16 December 2013Patents

Motorola patent case dismissed on appeal

The England & Wales Court of Appeal has upheld a ruling that a Motorola Mobility patent is invalid and was not infringed by Microsoft.

European Patent (UK) 0,847,654 covers the synchronisation of multiple mobile devices.

Mr Justice Arnold ruled in January that the patent is invalid on the grounds of obviousness and a lack of novelty.

But if the patent were valid, Arnold said, it would be infringed by a Microsoft system that synchronises emails and other messages, though he added that some infringements would be defended by a licensing agreement with Google.

Google acquired Motorola for $12.5 billion in 2011, acquiring about 17,000 patents.

Motorola’s appeal was limited to the patent’s first claim, which, Arnold said, had a wider reach than the company intended.

The Court of Appeal, in its ruling on December 11, said Motorola could succeed on appeal only if the scope of claim one is “more limited than the judge decided”.

“That is essential if Motorola is to be able to challenge the judge's conclusions on the invalidity of the patent for obviousness,” the Chancellor of the High Court, Sir Terence Etherton, said.

Claim one is described as: “A method of communicating changes in a status of message information in a pager comprising the steps of: wirelessly receiving a first message from a base station, the first message having first information for a user of the pager and having a status associated therewith; changing the status of the first information responsive to an input to the pager; and wirelessly transmitting a second message having second information indicative of the status of the first information to the base station responsive to the step of changing.”

On appeal, the words in claim one that Motorola was mainly relying on, said Etherton, were "responsive to receiving the second message".

But the judge said there was a “clear and compelling” case for rejecting Motorola's principal argument that claim one is “limited to push technology and excludes commands for updates by polling”.

This is the third time that the patent has been held invalid, following Arnold’s ruling and a decision from the Federal Patent Court of Germany (Bundespatentgericht), in November.

The German ruling came after Motorola asserted the patent against Microsoft and Apple in Germany.
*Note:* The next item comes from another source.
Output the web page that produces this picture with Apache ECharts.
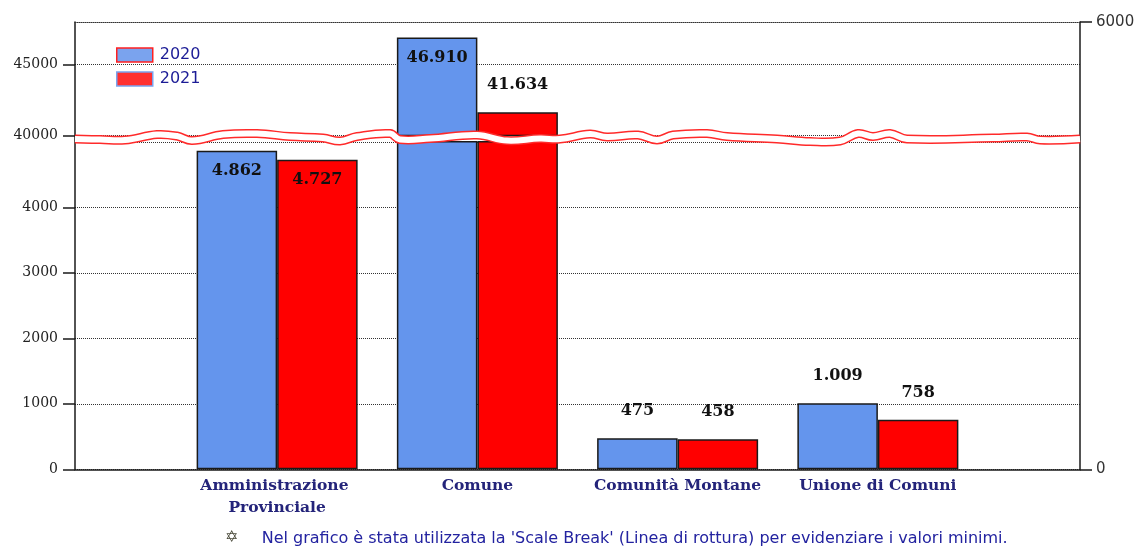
<!DOCTYPE html>
<html><head><meta charset="utf-8">
<script src="https://cdn.jsdelivr.net/npm/echarts@6/dist/echarts.min.js"></script>
<style>html,body{margin:0;padding:0;background:#fff}#c{width:1135px;height:552px}</style>
</head><body><div id="c"></div>
<script>
// ---- data ----
const categories = ['Amministrazione Provinciale', 'Comune', 'Comunità Montane', 'Unione di Comuni'];
const seriesNames = ['2020', '2021'];
const values2020 = [4862, 46910, 475, 1009];
const values2021 = [4727, 41634, 458, 758];
const lowerAxis = { min: 0, max: 5000, interval: 1000 };        // labels 0..4000
const upperAxis = { min: 40000, max: 48000, ticks: [40000, 45000] };
const rightAxis = { min: 0, max: 6000, interval: 6000 };
const noteText = "Nel grafico è stata utilizzata la 'Scale Break' (Linea di rottura) per evidenziare i valori minimi.";

// ---- layout ----
const L = 75, R = 1080, TOP = 22, UB = 135.5, LT = 141.8, BOT = 469.3;
const BL = 177, BW = 801;
const colors = ['#6495ED', '#FF0000'];

function fmt(v) { return String(v).replace(/\B(?=(\d{3})+(?!\d))/g, '.'); }
const plain = v => String(v);

function lowerData(vals) {
  return vals.map(v => {
    const show = v <= lowerAxis.max;
    const inside = (v - lowerAxis.min) / (lowerAxis.max - lowerAxis.min) > 0.7;
    return { value: v, label: { show, position: inside ? 'insideTop' : 'top', distance: inside ? 12 : 19 } };
  });
}
function upperData(vals) {
  return vals.map(v => {
    if (v < upperAxis.min) return '-';
    const inside = (v - upperAxis.min) / (upperAxis.max - upperAxis.min) > 0.7;
    return { value: v, label: { show: true, position: inside ? 'insideTop' : 'top', distance: inside ? 12 : 19 } };
  });
}

const labelStyle = { fontFamily: 'DejaVu Serif', fontWeight: 'bold', fontSize: 16, color: '#111', formatter: p => fmt(p.value) };
const allVals = [values2020, values2021];

const series = [];
allVals.forEach((vals, i) => {
  series.push({
    type: 'bar', name: seriesNames[i], xAxisIndex: 4, yAxisIndex: 4,
    data: lowerData(vals), barWidth: 80.5, barGap: '0%', clip: true,
    itemStyle: { color: colors[i], borderColor: '#1a1a1a', borderWidth: 1.5 },
    label: labelStyle
  });
  series.push({
    type: 'bar', name: seriesNames[i], xAxisIndex: 5, yAxisIndex: 5,
    data: upperData(vals), barWidth: 80.5, barGap: '0%', clip: true,
    itemStyle: { color: colors[i], borderColor: '#1a1a1a', borderWidth: 1.5 },
    label: labelStyle
  });
});

// ---- break band decoration ----
const waveX = [75,100,125,157,177,192,223,257,290,323,340,357,390,400,430,477,507,540,560,590,607,638,657,673,707,727,777,810,840,858,873,890,907,993,1027,1040,1080];
const waveDy = [0.4,0.9,1.4,-4.1,-2.6,1.9,-4.1,-5.1,-2.1,-0.6,2.4,-2.1,-5.1,0.9,-0.1,-3.6,1.9,-0.1,0.4,-4.6,-1.6,-3.6,1.4,-3.6,-5.1,-2.1,0.4,2.9,2.4,-5.1,-2.1,-5.1,0.4,-0.6,-1.6,1.4,0.4];
const breakY = (UB + LT) / 2;
const wavePts = waveX.map((x, i) => [x, breakY + waveDy[i]]);

const axisLineBlack = { show: true, onZero: false, lineStyle: { color: '#1a1a1a', width: 1.5 } };
const dotted = { show: true, lineStyle: { color: '#333', width: 1, type: 'dotted' } };
const dottedLine = { show: true, onZero: false, lineStyle: { color: '#333', width: 1, type: 'dotted' } };
const hiddenX = gi => ({ gridIndex: gi, type: 'value', min: 0, max: 1, show: false });

const option = {
  animation: false,
  backgroundColor: '#fff',
  grid: [
    { left: L, top: TOP, width: R - L, height: BOT - TOP, outerBoundsMode: 'none' },   // frame
    { left: L, top: LT, width: R - L, height: BOT - LT, outerBoundsMode: 'none' },     // lower axis
    { left: L, top: TOP, width: R - L, height: UB - TOP, outerBoundsMode: 'none' },    // upper axis
    { left: BL, top: LT, width: BW, height: BOT - LT, outerBoundsMode: 'none' },       // lower bars
    { left: BL, top: TOP, width: BW, height: UB - TOP, outerBoundsMode: 'none' }       // upper bars
  ],
  xAxis: [
    { gridIndex: 0, type: 'value', min: 0, max: 1, position: 'bottom', axisLine: axisLineBlack, axisTick: { show: false }, axisLabel: { show: false }, splitLine: { show: false } },
    { gridIndex: 0, type: 'value', min: 0, max: 1, position: 'top', axisLine: dottedLine, axisTick: { show: false }, axisLabel: { show: false }, splitLine: { show: false } },
    hiddenX(1),
    hiddenX(2),
    { gridIndex: 3, type: 'category', data: categories, axisLine: { show: false, onZero: false }, axisTick: { show: false }, splitLine: { show: false },
      axisLabel: { interval: 0, margin: 5, width: 190, overflow: 'break', fontFamily: 'DejaVu Serif', fontWeight: 'bold', fontSize: 15.5, lineHeight: 22.6, color: '#24247a' } },
    { gridIndex: 4, type: 'category', data: categories, show: false }
  ],
  yAxis: [
    { gridIndex: 0, type: 'value', min: 0, max: 1, position: 'left', axisLine: axisLineBlack, axisTick: { show: false }, axisLabel: { show: false }, splitLine: { show: false } },
    { gridIndex: 0, type: 'value', min: rightAxis.min, max: rightAxis.max, interval: rightAxis.interval, position: 'right',
      axisLine: axisLineBlack, axisTick: { show: true, length: 12, lineStyle: { color: '#1a1a1a', width: 1.5 } },
      axisLabel: { margin: 16, formatter: plain, fontFamily: 'DejaVu Sans', fontSize: 15, color: '#333' }, splitLine: { show: false } },
    { gridIndex: 1, type: 'value', min: lowerAxis.min, max: lowerAxis.max, interval: lowerAxis.interval,
      axisLine: { show: false, onZero: false }, axisTick: { show: true, length: 12, lineStyle: { color: '#1a1a1a', width: 1.5 } },
      axisLabel: { showMaxLabel: false, formatter: plain, margin: 17, fontFamily: 'DejaVu Serif', fontSize: 14, color: '#222' },
      splitLine: dotted },
    { gridIndex: 2, type: 'value', min: upperAxis.min, max: upperAxis.max, interval: 5000,
      axisLine: { show: false, onZero: false }, axisTick: { show: true, length: 12, customValues: upperAxis.ticks, lineStyle: { color: '#1a1a1a', width: 1.5 } },
      axisLabel: { customValues: upperAxis.ticks, formatter: plain, margin: 17, fontFamily: 'DejaVu Serif', fontSize: 14, color: '#222' },
      splitLine: dotted },
    { gridIndex: 3, type: 'value', min: lowerAxis.min, max: lowerAxis.max, show: false },
    { gridIndex: 4, type: 'value', min: upperAxis.min, max: upperAxis.max, show: false }
  ],
  legend: {
    left: 111, top: 42, orient: 'vertical', itemWidth: 36, itemHeight: 14, itemGap: 8, selectedMode: false,
    icon: 'rect',
    textStyle: { fontFamily: 'DejaVu Sans', fontSize: 16, color: '#1c1c96', padding: [0, 0, 0, 2] },
    data: [
      { name: seriesNames[0], itemStyle: { color: '#7aa3ee', borderColor: '#ff2020', borderWidth: 1.5 } },
      { name: seriesNames[1], itemStyle: { color: '#ff3030', borderColor: '#7aa3ee', borderWidth: 1.5 } }
    ]
  },
  series: series,
  graphic: [
    { type: 'polyline', z: 100, shape: { points: wavePts, smooth: 0.4 }, style: { stroke: '#ff2a2a', lineWidth: 9, fill: null } },
    { type: 'polyline', z: 101, shape: { points: wavePts, smooth: 0.4 }, style: { stroke: '#ffffff', lineWidth: 6, fill: null } },
    { type: 'text', left: 225, top: 530, z: 100, style: { text: '✡', font: 'bold 16px "DejaVu Sans"', fill: '#4a4a3a' } },
    { type: 'text', left: 261.7, top: 531, z: 100, style: { text: noteText, font: '16px "DejaVu Sans"', fill: '#2323a0' } }
  ]
};

const chart = echarts.init(document.getElementById('c'), null, { renderer: 'canvas' });
chart.setOption(option);
</script>
</body></html>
As a result, Apple was forced to switch off its push email notification services for 19 months, ending in October this year.

Etherton said that “bearing in mind the respect which is due to decisions of the German courts on issues of patent validity and infringement, it would have been of considerable value to know the detailed reasoning of the German Federal Patent Court in reaching its decision”.

The Court of Appeal ruling is available here.

Neither Bird & Bird LLP, which represented Microsoft, nor Powell Gilbert LLP, Motorola’s counsel, responded to a request for comment.